▶ CHALLENGE
Every entry below must be repeated exactly; skip the pictures.
□ □ □ □ □
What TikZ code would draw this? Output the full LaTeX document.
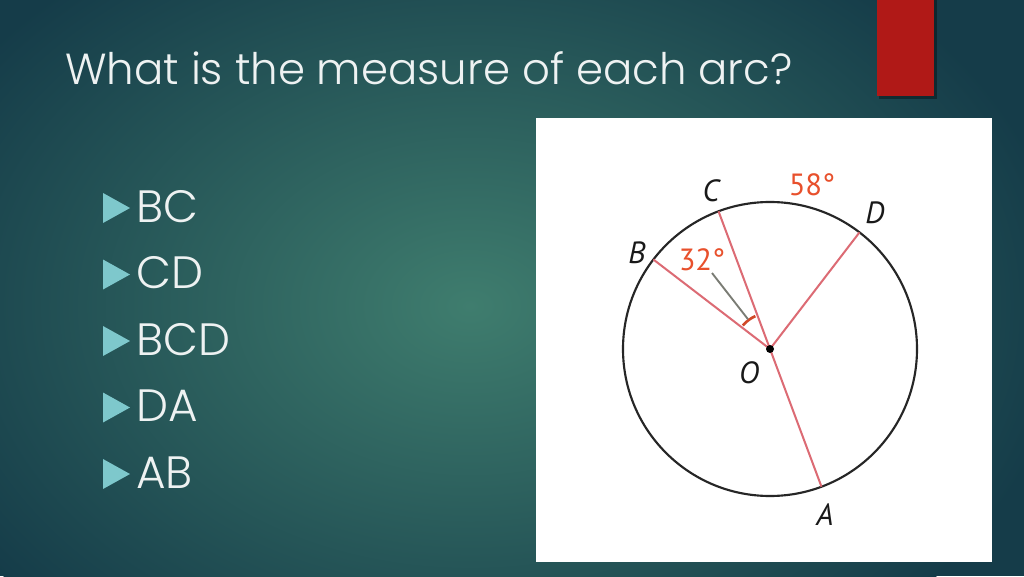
\documentclass[tikz,border=0pt]{standalone}
\usepackage{fontspec}
\usetikzlibrary{calc}
\newfontfamily\gothic{Poppins}[UprightFont={* Light}]
\newfontfamily\labfont{PT Sans}
\definecolor{bgbase}{HTML}{153C49}
\definecolor{bgmid}{HTML}{3F7D6E}
\definecolor{titlecol}{HTML}{EEF2F2}
\definecolor{bulletcol}{HTML}{7EC8CC}
\definecolor{redrect}{HTML}{B01917}
\definecolor{raycol}{HTML}{DC6B74}
\definecolor{labred}{HTML}{E8502C}
\definecolor{leadcol}{HTML}{7A7C74}
\tikzset{
  titletext/.style={anchor=base west, text=titlecol, inner sep=0pt, font=\gothic\fontsize{32.6}{38}\selectfont},
  itemtext/.style={anchor=base west, text=titlecol, inner sep=0pt, font=\gothic\fontsize{34}{40}\selectfont},
  bulletmark/.style={fill=bulletcol},
  circline/.style={draw=black!85, line width=1.6pt},
  ray/.style={draw=raycol, line width=1.5pt},
  anglemark/.style={draw=labred!90!black, line width=2pt},
  leader/.style={draw=leadcol, line width=1.4pt},
  ptlabel/.style={inner sep=0pt, font=\labfont\itshape\fontsize{23}{26}\selectfont, text=black!90},
  deglabel/.style={inner sep=0pt, font=\labfont\fontsize{23}{26}\selectfont, text=labred},
}
\begin{document}
\begin{tikzpicture}[x=0.75pt,y=0.75pt]
\useasboundingbox (0,0) rectangle (1024,576);
\fill[bgbase] (0,0) rectangle (1024,576);
\begin{scope}
\clip (0,0) rectangle (1024,576);
\shade[inner color=bgmid, outer color=bgbase] (470,270) ellipse (600 and 430);
\end{scope}
% red tab
\fill[black,opacity=0.35] (879,477) rectangle (937,576);
\fill[redrect] (877,480) rectangle (934,576);
% title
\node[titletext] (title) at (65,491) {What is the measure of each arc?};
% bullets
\foreach \b/\t [count=\i] in {222/BC,288.5/CD,355/BCD,421.5/DA,488/AB}{
  \fill[bulletmark] (103,576-\b+29) -- (130,576-\b+14) -- (103,576-\b-1) -- cycle;
  \node[itemtext] (item\i) at (136,576-\b) {\t};
}
% figure
\fill[white] (536,14) rectangle (992,458);
\coordinate (O) at (770,227);
\coordinate (B) at ($(O)+(142.5:147)$);
\coordinate (C) at ($(O)+(110.5:147)$);
\coordinate (D) at ($(O)+(52.5:147)$);
\coordinate (A) at ($(O)+(-69.5:147)$);
\coordinate (M) at ($(O)+(126.5:37)$);
\draw[circline] (O) circle (147);
\draw[ray] (O) -- (B);
\draw[ray] (C) -- (A);
\draw[ray] (O) -- (D);
\draw[anglemark] ($(O)+(114:36)$) arc (114:139:36);
\node[deglabel] (l32) at (702,316) {32°};
\coordinate (L) at (712,303);
\draw[leader] (L) -- (M);
\fill[black] (O) circle (4);
\node[ptlabel] (lC) at (711,385) {C};
\node[deglabel] (l58) at (812,391) {58°};
\node[ptlabel] (lD) at (875,363) {D};
\node[ptlabel] (lB) at (637,323) {B};
\node[ptlabel] (lO) at (749,203) {O};
\node[ptlabel] (lA) at (825,61) {A};
\end{tikzpicture}
\end{document}
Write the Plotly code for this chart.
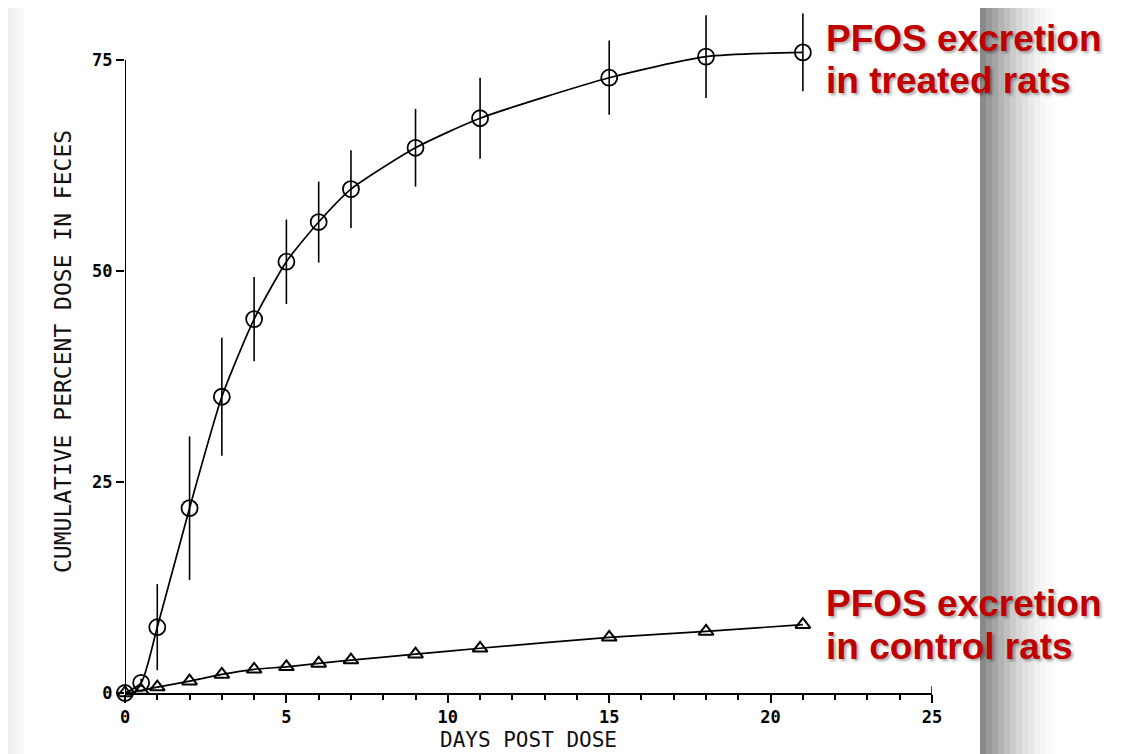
□ □ □ □ □
▶ FULL SOLUTION
What TikZ code would draw this? Output the full LaTeX document.
\documentclass[tikz,border=0pt]{standalone}
\usepackage{fontspec}
\usetikzlibrary{calc}
\newfontfamily\gothic{Poppins}[UprightFont={* Light}]
\newfontfamily\labfont{PT Sans}
\definecolor{bgbase}{HTML}{153C49}
\definecolor{bgmid}{HTML}{3F7D6E}
\definecolor{titlecol}{HTML}{EEF2F2}
\definecolor{bulletcol}{HTML}{7EC8CC}
\definecolor{redrect}{HTML}{B01917}
\definecolor{raycol}{HTML}{DC6B74}
\definecolor{labred}{HTML}{E8502C}
\definecolor{leadcol}{HTML}{7A7C74}
\tikzset{
  titletext/.style={anchor=base west, text=titlecol, inner sep=0pt, font=\gothic\fontsize{32.6}{38}\selectfont},
  itemtext/.style={anchor=base west, text=titlecol, inner sep=0pt, font=\gothic\fontsize{34}{40}\selectfont},
  bulletmark/.style={fill=bulletcol},
  circline/.style={draw=black!85, line width=1.6pt},
  ray/.style={draw=raycol, line width=1.5pt},
  anglemark/.style={draw=labred!90!black, line width=2pt},
  leader/.style={draw=leadcol, line width=1.4pt},
  ptlabel/.style={inner sep=0pt, font=\labfont\itshape\fontsize{23}{26}\selectfont, text=black!90},
  deglabel/.style={inner sep=0pt, font=\labfont\fontsize{23}{26}\selectfont, text=labred},
}
\begin{document}
\begin{tikzpicture}[x=0.75pt,y=0.75pt]
\useasboundingbox (0,0) rectangle (1024,576);
\fill[bgbase] (0,0) rectangle (1024,576);
\begin{scope}
\clip (0,0) rectangle (1024,576);
\shade[inner color=bgmid, outer color=bgbase] (470,270) ellipse (600 and 430);
\end{scope}
% red tab
\fill[black,opacity=0.35] (879,477) rectangle (937,576);
\fill[redrect] (877,480) rectangle (934,576);
% title
\node[titletext] (title) at (65,491) {What is the measure of each arc?};
% bullets
\foreach \b/\t [count=\i] in {222/BC,288.5/CD,355/BCD,421.5/DA,488/AB}{
  \fill[bulletmark] (103,576-\b+29) -- (130,576-\b+14) -- (103,576-\b-1) -- cycle;
  \node[itemtext] (item\i) at (136,576-\b) {\t};
}
% figure
\fill[white] (536,14) rectangle (992,458);
\coordinate (O) at (770,227);
\coordinate (B) at ($(O)+(142.5:147)$);
\coordinate (C) at ($(O)+(110.5:147)$);
\coordinate (D) at ($(O)+(52.5:147)$);
\coordinate (A) at ($(O)+(-69.5:147)$);
\coordinate (M) at ($(O)+(126.5:37)$);
\draw[circline] (O) circle (147);
\draw[ray] (O) -- (B);
\draw[ray] (C) -- (A);
\draw[ray] (O) -- (D);
\draw[anglemark] ($(O)+(114:36)$) arc (114:139:36);
\node[deglabel] (l32) at (702,316) {32°};
\coordinate (L) at (712,303);
\draw[leader] (L) -- (M);
\fill[black] (O) circle (4);
\node[ptlabel] (lC) at (711,385) {C};
\node[deglabel] (l58) at (812,391) {58°};
\node[ptlabel] (lD) at (875,363) {D};
\node[ptlabel] (lB) at (637,323) {B};
\node[ptlabel] (lO) at (749,203) {O};
\node[ptlabel] (lA) at (825,61) {A};
\end{tikzpicture}
\end{document}
Write the Plotly code for this chart.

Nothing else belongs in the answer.